### WORK TO COMPLETE
Type out the complete listing below word for word, without its pictures.
++++++++
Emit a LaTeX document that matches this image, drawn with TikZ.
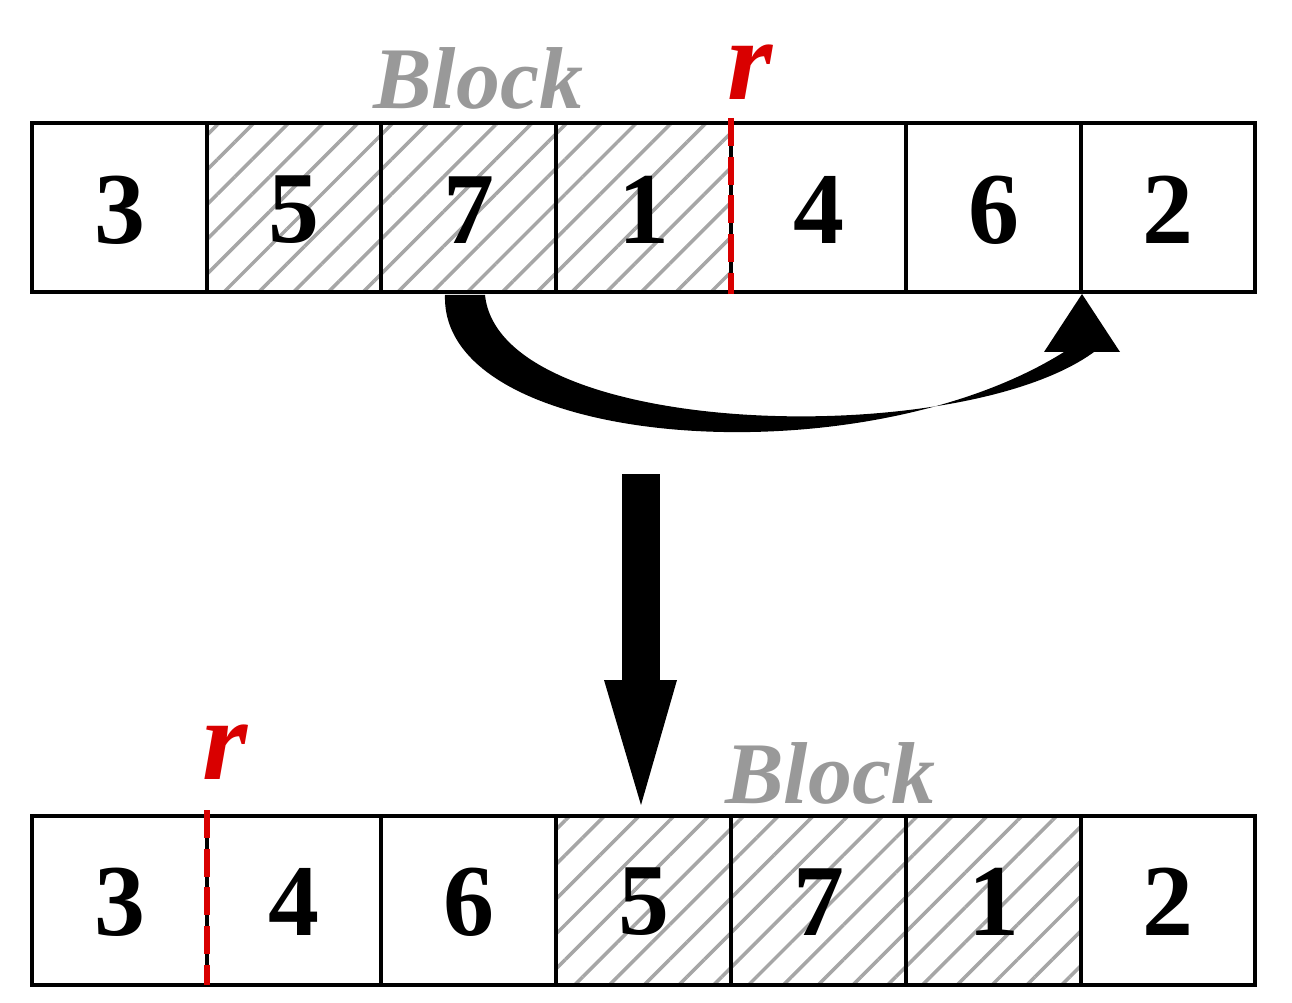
\documentclass[tikz,border=0pt]{standalone}
\usepackage{fontspec}
\setmainfont{Liberation Serif}
\usetikzlibrary{patterns.meta}
\begin{document}
\begin{tikzpicture}[x=0.02cm,y=-0.02cm,
  cell/.style={draw,line width=1.8pt},
  hatch/.style={pattern={Lines[angle=45,distance=14pt,line width=2pt]},pattern color=black!35},
  num/.style={font=\fontsize{58}{60}\selectfont\bfseries},
  blk/.style={font=\fontsize{50}{54}\selectfont\bfseries\itshape,text=black!40},
  rr/.style={font=\fontsize{66}{66}\selectfont\bfseries\itshape,text=red!85!black},
  rline/.style={red!85!black,line width=3.5pt,dash pattern=on 16pt off 6pt}]
\useasboundingbox (0,0) rectangle (1292,1003);
\def\xs{{32,207,381,556,731,906,1081,1255}}
\foreach \i/\v/\h in {0/3/0,1/5/1,2/7/1,3/1/1,4/4/0,5/6/0,6/2/0}{
  \pgfmathsetmacro\xa{\xs[\i]}\pgfmathsetmacro\xb{\xs[\i+1]}
  \ifnum\h=1 \fill[hatch] (\xa,123) rectangle (\xb,292);\fi
  \draw[cell] (\xa,123) rectangle (\xb,292);
  \node[num] (t\i) at ({(\xa+\xb)/2},210) {\v};
}
\foreach \i/\v/\h in {0/3/0,1/4/0,2/6/0,3/5/1,4/7/1,5/1/1,6/2/0}{
  \pgfmathsetmacro\xa{\xs[\i]}\pgfmathsetmacro\xb{\xs[\i+1]}
  \ifnum\h=1 \fill[hatch] (\xa,816) rectangle (\xb,985);\fi
  \draw[cell] (\xa,816) rectangle (\xb,985);
  \node[num] (b\i) at ({(\xa+\xb)/2},902) {\v};
}
\node[blk] (blk1) at (478,78) {Block};
\node[blk] (blk2) at (830,773) {Block};
\draw[black,line width=2pt] (731,123) -- (731,292);
\draw[rline] (731,118) -- (731,294);
\node[rr] (r1) at (750,72) {r};
\draw[black,line width=2pt] (207,816) -- (207,985);
\draw[rline] (207,810) -- (207,985);
\node[rr] (r2) at (225,752) {r};
\fill (445,295) .. controls (440,450) and (860,480) .. (1064,352)
  -- (1044,352) -- (1082,294) -- (1120,352) -- (1094,352)
  .. controls (960,450) and (500,440) .. (485,295) -- cycle;
\fill (622,474) rectangle (660,682);
\fill (604,680) -- (677,680) -- (641,805) -- cycle;
\end{tikzpicture}
\end{document}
++++++++
### FINAL ANSWER
Emit a LaTeX document that matches this image, drawn with TikZ.
\documentclass[tikz,border=0pt]{standalone}
\usepackage{fontspec}
\setmainfont{Liberation Serif}
\usetikzlibrary{patterns.meta}
\begin{document}
\begin{tikzpicture}[x=0.02cm,y=-0.02cm,
  cell/.style={draw,line width=1.8pt},
  hatch/.style={pattern={Lines[angle=45,distance=14pt,line width=2pt]},pattern color=black!35},
  num/.style={font=\fontsize{58}{60}\selectfont\bfseries},
  blk/.style={font=\fontsize{50}{54}\selectfont\bfseries\itshape,text=black!40},
  rr/.style={font=\fontsize{66}{66}\selectfont\bfseries\itshape,text=red!85!black},
  rline/.style={red!85!black,line width=3.5pt,dash pattern=on 16pt off 6pt}]
\useasboundingbox (0,0) rectangle (1292,1003);
\def\xs{{32,207,381,556,731,906,1081,1255}}
\foreach \i/\v/\h in {0/3/0,1/5/1,2/7/1,3/1/1,4/4/0,5/6/0,6/2/0}{
  \pgfmathsetmacro\xa{\xs[\i]}\pgfmathsetmacro\xb{\xs[\i+1]}
  \ifnum\h=1 \fill[hatch] (\xa,123) rectangle (\xb,292);\fi
  \draw[cell] (\xa,123) rectangle (\xb,292);
  \node[num] (t\i) at ({(\xa+\xb)/2},210) {\v};
}
\foreach \i/\v/\h in {0/3/0,1/4/0,2/6/0,3/5/1,4/7/1,5/1/1,6/2/0}{
  \pgfmathsetmacro\xa{\xs[\i]}\pgfmathsetmacro\xb{\xs[\i+1]}
  \ifnum\h=1 \fill[hatch] (\xa,816) rectangle (\xb,985);\fi
  \draw[cell] (\xa,816) rectangle (\xb,985);
  \node[num] (b\i) at ({(\xa+\xb)/2},902) {\v};
}
\node[blk] (blk1) at (478,78) {Block};
\node[blk] (blk2) at (830,773) {Block};
\draw[black,line width=2pt] (731,123) -- (731,292);
\draw[rline] (731,118) -- (731,294);
\node[rr] (r1) at (750,72) {r};
\draw[black,line width=2pt] (207,816) -- (207,985);
\draw[rline] (207,810) -- (207,985);
\node[rr] (r2) at (225,752) {r};
\fill (445,295) .. controls (440,450) and (860,480) .. (1064,352)
  -- (1044,352) -- (1082,294) -- (1120,352) -- (1094,352)
  .. controls (960,450) and (500,440) .. (485,295) -- cycle;
\fill (622,474) rectangle (660,682);
\fill (604,680) -- (677,680) -- (641,805) -- cycle;
\end{tikzpicture}
\end{document}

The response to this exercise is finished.